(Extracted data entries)
============

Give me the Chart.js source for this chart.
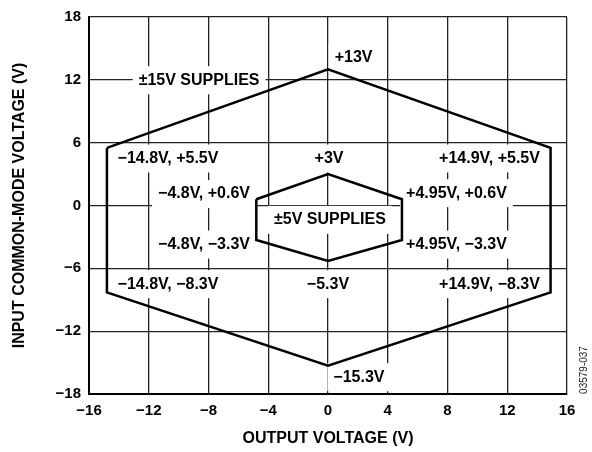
<!DOCTYPE html>
<html>
<head>
<meta charset="utf-8">
<script src="https://cdn.jsdelivr.net/npm/chart.js@4/dist/chart.umd.min.js"></script>
<style>
  html, body { margin: 0; padding: 0; background: #fff; }
  #wrap { width: 592px; height: 452px; }
</style>
</head>
<body>
<div id="wrap"><canvas id="chart"></canvas></div>
<script>
// ±15V supplies boundary (output V, common-mode V)
const wideX = [-14.8, 0, 14.9, 14.9, 0, -14.8, -14.8];
const wideY = [5.5, 13, 5.5, -8.3, -15.3, -8.3, 5.5];

// ±5V supplies boundary
const narrowX = [-4.8, 0, 4.95, 4.95, 0, -4.8, -4.8];
const narrowY = [0.6, 3, 0.6, -3.3, -5.3, -3.3, 0.6];

const xTicks = [-16, -12, -8, -4, 0, 4, 8, 12, 16];
const yTicks = [-18, -12, -6, 0, 6, 12, 18];

// callout texts and where they sit (data units)
const noteText = ["+13V", "±15V SUPPLIES", "−14.8V, +5.5V", "−4.8V, +0.6V", "+3V",
  "+14.9V, +5.5V", "+4.95V, +0.6V", "±5V SUPPLIES", "−4.8V, −3.3V", "+4.95V, −3.3V",
  "−14.8V, −8.3V", "−5.3V", "+14.9V, −8.3V", "−15.3V"];
const noteX = [1.71, -8.63, -10.71, -8.30, 0.07, 10.81, 8.60, 0.13, -8.30, 8.60, -10.71, 0, 10.81, 2.07];
const noteY = [14.13, 11.96, 4.49, 1.09, 4.49, 4.49, 1.18, -1.37, -3.73, -3.73, -7.51, -7.51, -7.51, -16.40];

const FONT = "'Liberation Sans', Arial, Helvetica, sans-serif";

function pts(xs, ys) {
    return xs.map((x, i) => ({ x: x, y: ys[i] }));
}
function minus(v) {
    return String(v).replace("-", "\u2212");
}

const notesPlugin = {
    id: "notes",
    beforeDatasetsDraw(chart) {
        const ctx = chart.ctx;
        const xs = chart.scales.x, ys = chart.scales.y;
        ctx.save();
        ctx.font = "bold 16px " + FONT;
        ctx.textAlign = "center";
        ctx.textBaseline = "middle";
        noteText.forEach((t, i) => {
            const px = xs.getPixelForValue(noteX[i]);
            const py = ys.getPixelForValue(noteY[i]);
            const w = ctx.measureText(t).width + 12;
            const h = 28;
            ctx.fillStyle = "#fff";
            ctx.fillRect(px - w / 2, py - h / 2, w, h);
            ctx.fillStyle = "#000";
            ctx.fillText(t, px, py);
        });
        ctx.restore();
    },
    afterDraw(chart) {
        const ctx = chart.ctx;
        ctx.save();
        ctx.translate(584, 370);
        ctx.rotate(-Math.PI / 2);
        ctx.font = "10px " + FONT;
        ctx.fillStyle = "#222";
        ctx.textAlign = "center";
        ctx.textBaseline = "middle";
        ctx.fillText("03579-037", 0, 0);
        ctx.restore();
    }
};

const lineStyle = {
    showLine: true,
    borderColor: "#000",
    borderWidth: 2.5,
    pointRadius: 0,
    fill: false,
    tension: 0
};

new Chart(document.getElementById("chart"), {
    type: "scatter",
    data: {
        datasets: [
            Object.assign({ label: "±15V", data: pts(wideX, wideY) }, lineStyle),
            Object.assign({ label: "±5V", data: pts(narrowX, narrowY) }, lineStyle)
        ]
    },
    options: {
        responsive: true,
        maintainAspectRatio: false,
        animation: false,
        layout: {
            padding: { left: 0, right: 25, top: 13, bottom: 0 }
        },
        plugins: {
            legend: { display: false },
            tooltip: { enabled: false }
        },
        scales: {
            x: {
                type: "linear",
                min: -16,
                max: 16,
                afterBuildTicks: s => { s.ticks = xTicks.map(v => ({ value: v })); },
                afterFit: s => { s.height = 58; },
                ticks: {
                    color: "#000",
                    padding: 8,
                    maxRotation: 0,
                    font: { family: FONT, size: 15, weight: "bold" },
                    callback: v => minus(v)
                },
                grid: { color: "#222", lineWidth: 1.3, drawTicks: false },
                border: { color: "#000", width: 2 },
                title: {
                    display: true,
                    text: "OUTPUT VOLTAGE (V)",
                    color: "#000",
                    padding: { top: 0, bottom: 4 },
                    font: { family: FONT, size: 16, weight: "bold" }
                }
            },
            y: {
                type: "linear",
                min: -18,
                max: 18,
                afterBuildTicks: s => { s.ticks = yTicks.map(v => ({ value: v })); },
                afterFit: s => { s.width = 89; },
                ticks: {
                    color: "#000",
                    padding: 8,
                    font: { family: FONT, size: 15, weight: "bold" },
                    callback: v => minus(v)
                },
                grid: { color: "#222", lineWidth: 1.3, drawTicks: false },
                border: { color: "#000", width: 2 },
                title: {
                    display: true,
                    text: "INPUT COMMON-MODE VOLTAGE (V)",
                    color: "#000",
                    padding: { top: 10, bottom: 0 },
                    font: { family: FONT, size: 16, weight: "bold" }
                }
            }
        }
    },
    plugins: [notesPlugin]
});
</script>
</body>
</html>
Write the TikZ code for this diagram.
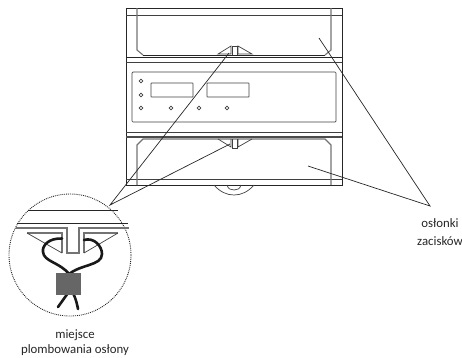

============

*EXERCISE BRIEF:*
Check each line of the records for "chart" and copy the ones that contain it.

*SOLUTION TO THIS TASK:*
Give me the Chart.js source for this chart.
<script src="https://cdn.jsdelivr.net/npm/chart.js@4/dist/chart.umd.min.js"></script>
<div id="wrap"><canvas id="chart"></canvas></div>
    beforeDatasetsDraw(chart) {
        const ctx = chart.ctx;
        const xs = chart.scales.x, ys = chart.scales.y;
    afterDraw(chart) {
        const ctx = chart.ctx;
new Chart(document.getElementById("chart"), {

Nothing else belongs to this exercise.